Stop #2: La Olla de la Plaza Nueva
Right next door is La Olla. This place is more high-end and is pricier than El Globo, but it has some really fantastic specialty pinchos that are made at the moment.
⭐ Why I liked it: Fresh seafood with fantastic flavor. Delicious sauces (I’m all about the sauce).
🍴 What to order: We ordered two seafood pintxos and one other Asian-style pintxo—and they were all fantastic (pictured above from left to right):
Bao Pintxo: Tender, flavorful meat packed into a bao bread with a guacamole sauce and pickled onions, and a teriyaki-style sauce.
Atun Rojo: A marinated slice of fresh tuna paired with a savory tomato sauce and an avocado-flavored green sauce.
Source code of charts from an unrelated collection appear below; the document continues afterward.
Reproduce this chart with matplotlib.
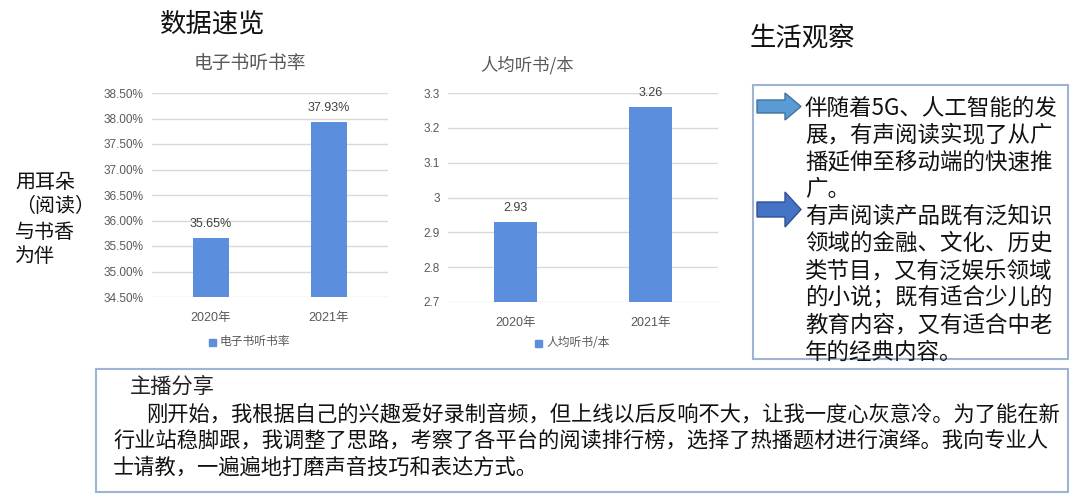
import matplotlib
matplotlib.use("Agg")
import matplotlib.pyplot as plt
from matplotlib.patches import Rectangle, Polygon

plt.rcParams['font.family'] = ['Noto Sans CJK SC', 'DejaVu Sans']
NUM_FONT = ['Liberation Sans', 'Noto Sans CJK SC']

# data
years = ['2020年', '2021年']
listen_rate = [35.65, 37.93]          # 电子书听书率, %
rate_ticks = [34.5, 35.0, 35.5, 36.0, 36.5, 37.0, 37.5, 38.0, 38.5]
books_per_person = [2.93, 3.26]       # 人均听书/本
book_ticks = [2.7, 2.8, 2.9, 3.0, 3.1, 3.2, 3.3]

side_lines = ['用耳朵', '（阅读）', '与书香', '为伴']
obs_lines = ['伴随着5G、人工智能的发', '展，有声阅读实现了从广', '播延伸至移动端的快速推', '广。',
             '有声阅读产品既有泛知识', '领域的金融、文化、历史', '类节目，又有泛娱乐领域',
             '的小说；既有适合少儿的', '教育内容，又有适合中老', '年的经典内容。']
share_lines = ['刚开始，我根据自己的兴趣爱好录制音频，但上线以后反响不大，让我一度心灰意冷。为了能在新',
               '行业站稳脚跟，我调整了思路，考察了各平台的阅读排行榜，选择了热播题材进行演绎。我向专业人',
               '士请教，一遍遍地打磨声音技巧和表达方式。']

W, H = 1080, 499
BAR = '#5B8FDD'
GRAY = '#595959'

fig = plt.figure(figsize=(W / 100, H / 100), dpi=100)

# pixel overlay for boxes, arrows and free text
ov = fig.add_axes([0, 0, 1, 1])
ov.set_xlim(0, W)
ov.set_ylim(H, 0)
ov.axis('off')


def px_axes(x0, y0, x1, y1):
    return fig.add_axes([x0 / W, 1 - y1 / H, (x1 - x0) / W, (y1 - y0) / H])


def bar_chart(ax, vals, ticks, labels, fmt, width):
    ax.bar(range(len(vals)), vals, width=width, color=BAR, zorder=3)
    ax.set_xlim(-0.5, len(vals) - 0.5)
    ax.set_ylim(ticks[0], ticks[-1])
    ax.set_yticks(ticks)
    ax.set_yticklabels([fmt(t) for t in ticks], family=NUM_FONT, fontsize=8.5, color=GRAY)
    ax.set_xticks(range(len(vals)))
    ax.set_xticklabels(years, family=NUM_FONT, fontsize=9, color=GRAY)
    ax.tick_params(length=0, axis='x', pad=11)
    ax.tick_params(length=0, axis='y', pad=6)
    for s in ax.spines.values():
        s.set_visible(False)
    ax.grid(axis='y', color='#D9D9D9', lw=1, zorder=0)
    ax.set_axisbelow(True)
    ax.set_facecolor('none')
    ax.bar_label(ax.containers[0], labels=labels, padding=6, family=NUM_FONT,
                 fontsize=9, color='#404040')


ax1 = px_axes(152, 93, 388, 297)
bar_chart(ax1, listen_rate, rate_ticks, [f'{v:.2f}%' for v in listen_rate],
          lambda t: f'{t:.2f}%', 0.31)
ax2 = px_axes(448, 93, 718, 302)
bar_chart(ax2, books_per_person, book_ticks, [f'{v:.2f}' for v in books_per_person],
          lambda t: f'{t:g}', 0.32)

# chart titles and legends
ov.text(250, 63, '电子书听书率', fontsize=13.5, color=GRAY, ha='center', va='center')
ov.text(527, 65, '人均听书/本', fontsize=12.5, color=GRAY, ha='center', va='center')
for cx, cy, name in [(250, 342, '电子书听书率'), (576, 343, '人均听书/本')]:
    ov.add_patch(Rectangle((cx - 41, cy - 3.5), 7, 7, color=BAR))
    ov.text(cx - 30, cy, name, fontsize=8.5, color=GRAY, ha='left', va='center')

# headings
ov.text(160, 24, '数据速览', fontsize=19, color='#111111', ha='left', va='center')
ov.text(750, 38, '生活观察', fontsize=19, color='#111111', ha='left', va='center')

for i, line in enumerate(side_lines):
    ov.text(15, 182 + i * 25, line, fontsize=14.4, color='#111111', ha='left', va='center',
            weight='medium')

# right box
ov.add_patch(Rectangle((753, 85), 1068 - 753, 359 - 85, fill=False, ec='#9FB3D3', lw=1.5))
for i, line in enumerate(obs_lines):
    ov.text(805, 108 + i * 27.1, line, fontsize=16.2, color='#111111', ha='left', va='center',
            weight='medium')

# arrows
for (ymid, shaft, head, fc, ec) in [(106.5, 6.5, 13.5, '#5B9BD5', '#41719C'),
                                    (209.5, 7.5, 17.5, '#4472C4', '#2F528F')]:
    pts = [(757, ymid - shaft), (785, ymid - shaft), (785, ymid - head), (801, ymid),
           (785, ymid + head), (785, ymid + shaft), (757, ymid + shaft)]
    ov.add_patch(Polygon(pts, closed=True, fc=fc, ec=ec, lw=1))

# bottom box
ov.add_patch(Rectangle((96, 369), 1068 - 96, 492 - 369, fill=False, ec='#9FB3D3', lw=1.5))
ov.text(130, 387, '主播分享', fontsize=15.3, color='#222222', ha='left', va='center')
for i, line in enumerate(share_lines):
    x0 = 146 if i == 0 else 113
    ov.text(x0, 414 + i * 27, line, fontsize=15.3, color='#111111', ha='left', va='center')

fig.savefig('out.png', dpi=100)
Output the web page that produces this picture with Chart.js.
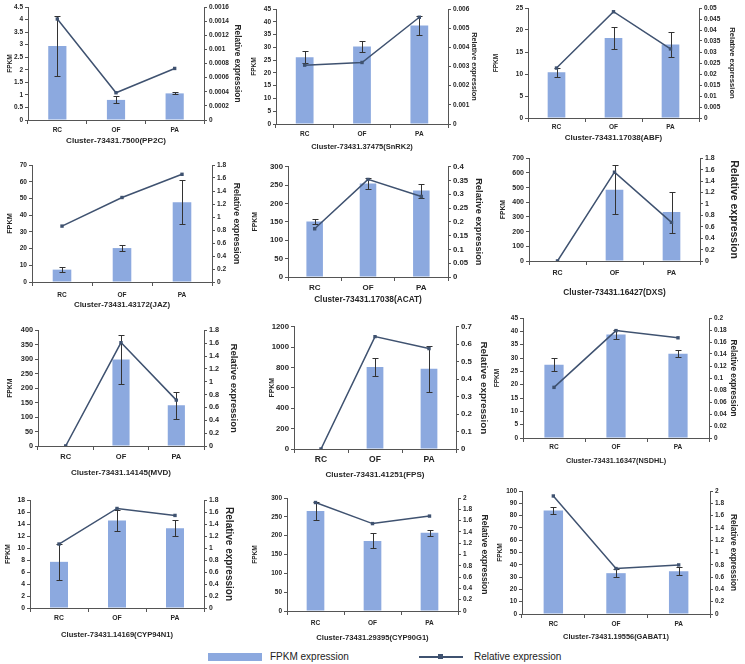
<!DOCTYPE html>
<html><head><meta charset="utf-8">
<script src="https://cdn.jsdelivr.net/npm/chart.js@4.4.0/dist/chart.umd.min.js"></script>
<style>
html,body{margin:0;padding:0;background:#fff;}
#wrap{position:relative;width:745px;height:664px;overflow:hidden;font-family:"Liberation Sans",Arial,sans-serif;}
#wrap canvas{position:absolute;}
.lgt{position:absolute;font-size:10px;line-height:12px;color:#222;white-space:nowrap;}
.lgs{position:absolute;}
</style></head><body><div id="wrap"></div>
<script>
// ---------------- DATA ----------------
const categories = ['RC', 'OF', 'PA'];

const PP2C_fpkm = [2.95, 0.80, 1.06];
const PP2C_err  = [1.18, 0.14, 0.04];
const PP2C_rel  = [0.00143, 0.000386, 0.00073];

const SnRK2_fpkm = [26.1, 30.3, 38.5];
const SnRK2_err  = [2.4, 2.3, 3.8];
const SnRK2_rel  = [0.00307, 0.00321, 0.00557];

const ABF_fpkm = [10.4, 18.2, 16.7];
const ABF_err  = [1.0, 2.45, 2.95];
const ABF_rel  = [0.0227, 0.0483, 0.0314];

const JAZ_fpkm = [7.4, 20.3, 47.7];
const JAZ_err  = [1.6, 1.6, 13.2];
const JAZ_rel  = [0.86, 1.30, 1.657];

const ACAT_fpkm = [151, 254, 235];
const ACAT_err  = [8, 15, 19];
const ACAT_rel  = [0.175, 0.354, 0.292];

const DXS_fpkm = [0, 485, 333];
const DXS_err  = [0, 168, 140];
const DXS_rel  = [0, 1.555, 0.676];

const MVD_fpkm = [0, 299, 141];
const MVD_err  = [0, 85, 46];
const MVD_rel  = [0, 1.61, 0.714];

const FPS_fpkm = [0, 804, 788];
const FPS_err  = [0, 88, 224];
const FPS_rel  = [0, 0.643, 0.575];

const NSDHL_fpkm = [27.5, 38.8, 31.6];
const NSDHL_err  = [2.5, 1.75, 1.25];
const NSDHL_rel  = [0.0844, 0.179, 0.167];

const CYP94N1_fpkm = [7.7, 14.6, 13.3];
const CYP94N1_err  = [2.95, 1.8, 1.35];
const CYP94N1_rel  = [1.067, 1.66, 1.544];

const CYP90G1_fpkm = [265.6, 186, 208];
const CYP90G1_err  = [23, 20, 8];
const CYP90G1_rel  = [1.92, 1.547, 1.68];

const GABAT1_fpkm = [84.1, 33.2, 34.8];
const GABAT1_err  = [3.1, 3.2, 3.2];
const GABAT1_rel  = [1.919, 0.739, 0.798];

const geneTitles = [
  'Cluster-73431.7500(PP2C)', 'Cluster-73431.37475(SnRK2)', 'Cluster-73431.17038(ABF)',
  'Cluster-73431.43172(JAZ)', 'Cluster-73431.17038(ACAT)', 'Cluster-73431.16427(DXS)',
  'Cluster-73431.14145(MVD)', 'Cluster-73431.41251(FPS)', 'Cluster-73431.16347(NSDHL)',
  'Cluster-73431.14169(CYP94N1)', 'Cluster-73431.29395(CYP90G1)', 'Cluster-73431.19556(GABAT1)'
];
const fpkmMax  = [4.5, 45, 25, 70, 300, 700, 400, 1200, 45, 18, 300, 100];
const fpkmStep = [0.5, 5, 5, 10, 50, 100, 50, 200, 5, 2, 50, 10];
const relMax   = [0.0016, 0.006, 0.05, 1.8, 0.4, 1.8, 1.8, 0.7, 0.2, 1.8, 2, 2];
const relStep  = [0.0002, 0.001, 0.005, 0.2, 0.05, 0.2, 0.2, 0.1, 0.02, 0.2, 0.2, 0.2];

const fpkmSeries = [PP2C_fpkm, SnRK2_fpkm, ABF_fpkm, JAZ_fpkm, ACAT_fpkm, DXS_fpkm, MVD_fpkm, FPS_fpkm, NSDHL_fpkm, CYP94N1_fpkm, CYP90G1_fpkm, GABAT1_fpkm];
const errSeries  = [PP2C_err, SnRK2_err, ABF_err, JAZ_err, ACAT_err, DXS_err, MVD_err, FPS_err, NSDHL_err, CYP94N1_err, CYP90G1_err, GABAT1_err];
const relSeries  = [PP2C_rel, SnRK2_rel, ABF_rel, JAZ_rel, ACAT_rel, DXS_rel, MVD_rel, FPS_rel, NSDHL_rel, CYP94N1_rel, CYP90G1_rel, GABAT1_rel];

// ---------------- LAYOUT / STYLE ----------------
// L,R,T,B: plot area; fx/rx: centres of left/right axis titles; ly: category label y; ty: title y
const panels = [
  {L:28, R:204, T:7,   B:120, fx:10,  rx:237, ly:130, ty:141, tk:6.5, ck:6.5, fs:6.5, rs:8.3, ts:8.1},
  {L:276,R:448, T:9,   B:124, fx:254, rx:474, ly:134, ty:146, tk:6.5, ck:6.5, fs:6.5, rs:7.3, ts:7.5},
  {L:528,R:699, T:8,   B:118, fx:496, rx:732, ly:127, ty:138, tk:6.5, ck:6.5, fs:6.5, rs:7.6, ts:7.9},
  {L:32, R:212, T:165, B:282, fx:10,  rx:237, ly:295, ty:305, tk:6.6, ck:6.5, fs:7.3, rs:8.7, ts:7.9},
  {L:288,R:448, T:166, B:277, fx:255, rx:478, ly:288, ty:300, tk:7.8, ck:8,   fs:6.8, rs:9.3, ts:8.3},
  {L:529,R:700, T:158, B:261, fx:503, rx:734, ly:273, ty:293, tk:7,   ck:7,   fs:6.8, rs:10.5,ts:8.3},
  {L:38, R:204, T:330, B:446, fx:10,  rx:233, ly:457, ty:473, tk:7.3, ck:7.5, fs:6.8, rs:9.5, ts:8},
  {L:294,R:456, T:326, B:449, fx:272, rx:484, ly:460, ty:475, tk:7.8, ck:8.5, fs:6.8, rs:9.9, ts:8.1},
  {L:523,R:709, T:318, B:438, fx:497, rx:733, ly:447, ty:461, tk:6.5, ck:6.5, fs:6.5, rs:8.2, ts:7.3},
  {L:30, R:204, T:500, B:608, fx:8,   rx:229, ly:618, ty:634, tk:6.8, ck:6.8, fs:7,   rs:10,  ts:7.6},
  {L:287,R:458, T:498, B:611, fx:255, rx:484, ly:623, ty:637, tk:6.5, ck:6.5, fs:6.5, rs:8.5, ts:7.6},
  {L:522,R:710, T:491, B:614, fx:500, rx:733, ly:624, ty:637, tk:6.5, ck:6.5, fs:6.5, rs:8.2, ts:7.4}
];
const BAR_COLOR = '#8CA9DF';
const LINE_COLOR = '#3F5270';
const AXIS_COLOR = '#555555';
const TEXT_COLOR = '#262626';
const FONT = '"Liberation Sans", Arial, sans-serif';

const errPlugin = {
  id: 'errbars',
  afterDatasetDraw(chart, args) {
    const ds = chart.data.datasets[args.index];
    if (!ds.errors) return;
    const ys = chart.scales[ds.yAxisID];
    const ctx = chart.ctx;
    ctx.save();
    ctx.strokeStyle = '#333';
    ctx.lineWidth = 1;
    args.meta.data.forEach((bar, j) => {
      const e = ds.errors[j];
      if (!e) return;
      const v = ds.data[j];
      const x = Math.round(bar.x) + 0.5;
      const yt = Math.round(ys.getPixelForValue(v + e)) + 0.5;
      const yb = Math.round(ys.getPixelForValue(v - e)) + 0.5;
      ctx.beginPath();
      ctx.moveTo(x, yt); ctx.lineTo(x, yb);
      ctx.moveTo(x - 3, yt); ctx.lineTo(x + 3, yt);
      ctx.moveTo(x - 3, yb); ctx.lineTo(x + 3, yb);
      ctx.stroke();
    });
    ctx.restore();
  }
};

const fmt = v => String(+Number(v).toFixed(6));
const wrap = document.getElementById('wrap');

panels.forEach((g, i) => {
  const lhF = g.fs * 1.2, lhR = g.rs * 1.2, lhT = g.ts * 1.2, lhC = g.ck * 1.2;
  const padTop = 6;
  const cl = Math.round(g.fx - lhF / 2);
  const cr = Math.round(g.rx + lhR / 2);
  const ct = g.T - padTop;
  const cb = Math.round(g.ty + lhT / 2);
  const leftW = g.L - cl, rightW = cr - g.R, botH = cb - g.B;
  const tickLen = 4;
  const catPad = g.ly - g.B - tickLen - lhC / 2;

  const cv = document.createElement('canvas');
  cv.width = cr - cl; cv.height = cb - ct;
  cv.style.left = cl + 'px'; cv.style.top = ct + 'px';
  cv.style.width = (cr - cl) + 'px'; cv.style.height = (cb - ct) + 'px';
  wrap.appendChild(cv);

  new Chart(cv, {
    type: 'bar',
    data: {
      labels: categories,
      datasets: [
        {type: 'line', label: 'Relative expression', data: relSeries[i], yAxisID: 'y1',
         borderColor: LINE_COLOR, backgroundColor: LINE_COLOR, borderWidth: 1.5,
         pointStyle: 'rect', pointRadius: 2.4, pointBorderWidth: 0, tension: 0, order: 0},
        {type: 'bar', label: 'FPKM expression', data: fpkmSeries[i], errors: errSeries[i], yAxisID: 'y',
         backgroundColor: BAR_COLOR, borderWidth: 0, barPercentage: 0.31, categoryPercentage: 1, order: 1}
      ]
    },
    options: {
      responsive: false, animation: false, devicePixelRatio: 1,
      layout: {padding: {top: padTop, left: 0, right: 0, bottom: 0}},
      plugins: {legend: {display: false}, tooltip: {enabled: false}},
      scales: {
        x: {
          type: 'category', offset: true,
          grid: {display: true, offset: true, drawOnChartArea: false, drawTicks: true, tickLength: tickLen, color: AXIS_COLOR},
          border: {color: AXIS_COLOR, width: 1},
          ticks: {font: {family: FONT, size: g.ck, weight: 'bold'}, color: TEXT_COLOR, padding: catPad, maxRotation: 0, autoSkip: false},
          title: {display: true, text: geneTitles[i], font: {family: FONT, size: g.ts, weight: 'bold'}, color: TEXT_COLOR, padding: 0},
          afterFit: s => { s.height = botH; }
        },
        y: {
          position: 'left', min: 0, max: fpkmMax[i],
          ticks: {stepSize: fpkmStep[i], callback: fmt, font: {family: FONT, size: g.tk, weight: 'bold'}, color: TEXT_COLOR, padding: 2},
          grid: {drawOnChartArea: false, tickLength: 3, color: AXIS_COLOR},
          border: {color: AXIS_COLOR, width: 1},
          title: {display: true, text: 'FPKM', font: {family: FONT, size: g.fs, weight: 'bold'}, color: TEXT_COLOR, padding: 0},
          afterFit: s => { s.width = leftW; }
        },
        y1: {
          position: 'right', min: 0, max: relMax[i],
          ticks: {stepSize: relStep[i], callback: fmt, font: {family: FONT, size: g.tk, weight: 'bold'}, color: TEXT_COLOR, padding: 2},
          grid: {drawOnChartArea: false, tickLength: 3, color: AXIS_COLOR},
          border: {color: AXIS_COLOR, width: 1},
          title: {display: true, text: 'Relative expression', font: {family: FONT, size: g.rs, weight: 'bold'}, color: TEXT_COLOR, padding: 0},
          afterFit: s => { s.width = rightW; }
        }
      }
    },
    plugins: [errPlugin]
  });
});

// ---------------- LEGEND ----------------
function addDiv(cls, css, text) {
  const d = document.createElement('div');
  d.className = cls;
  Object.assign(d.style, css);
  if (text) d.textContent = text;
  wrap.appendChild(d);
}
addDiv('lgs', {left: '208px', top: '653px', width: '54px', height: '8px', background: BAR_COLOR});
addDiv('lgt', {left: '270px', top: '651px'}, 'FPKM expression');
addDiv('lgs', {left: '419px', top: '656px', width: '44px', height: '1.5px', background: LINE_COLOR});
addDiv('lgs', {left: '438px', top: '654px', width: '5px', height: '5px', background: LINE_COLOR});
addDiv('lgt', {left: '474px', top: '651px'}, 'Relative expression');
</script>
</body></html>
Complete with chunky sea salt.
Vieira Toro: One perfectly seared scallop atop a creamy sauce. Amazing flavor.
💸 Price per pintxo: The two seafood pintxos came with a few slices of bread and cost €5.50 euros each (very expensive for just a bite of food), but I have to say that it was worth it. The bao pintxo cost €2.95.
☝🏻 Insider tip: This place is also open from 11am to 10:30pm, but in the evening come early to beat the crowds.
Skip #1: Victor Jatatxea
We tried two different bacalao (cod fish) pintxos here, and they just didn’t hit the mark. This bar didn’t have as many options as the others and what they did have was more simplistic than the others.
Skip #2: Zuga
Here, we tried two seafood pintxos, one with octopus and paprika that looked really good and another with a crab-and-egg-salad and shrimp. Unfortunately, the seafood wasn’t as fresh as the ones from the other bars; overall it was just mediocre.
One Last Stop: Where to End the Night
After our pintxos crawl at Plaza Nueva we walked about 15 minutes to Cafe Bilba. They have two famous dishes: tortilla de patata, the famous Spanish potato-and-egg omelet, and torrijas, a Spanish treat that’s similar to cinnamon French toast.
⭐ Why I liked it: Authentic Spanish neighborhood bar. Friendly staff. The best torrijas I’ve ever had.
🍴 What to order: I’m a sweet-treat girlie and those torrijas hit the spot. I know they really don’t look like anything special, but they’re ultra-creamy and absolutely fantastic. Every bite was full of sweet cinnamon, milky, and vanilla-y flavor. If you haven’t tried tortilla de patata, make sure you try that too. This place makes a quality tortilla—we enjoyed the one with ham and cheese.
☝🏻 Insider tip: You can also come in the morning when the tortilla de patata and torrijas are fresh.
Your Unique Bilbao Pintxo Tour
Our self-guided pintxo tour was incredible. We had so much fun getting a taste of Basque gastronomy, and walking around the historic center of Bilbao.
Hopping from bar to bar in the center of Bilbao and trying unique, delicious bites while chatting and laughing with your friends and family is an unforgettable experience—if you choose the right places.
But the truth is, these three must-try spots are just the beginning. There are so many drool-worthy pintxos in Bilbao. When I go back, I can’t wait to continue my pintxos tour (maybe starting at Gure Toki or Víctor Montes).
So, use these recommendations as a guide—but don’t be afraid to explore, try what looks good to you, and ask the bartender what their favorite pintxo is. There are so many mouth-watering pintxos to try in Bilbao.
The best part of a pintxos tour? Finding that favorite pintxo that you’ll go home and rave about for years to come.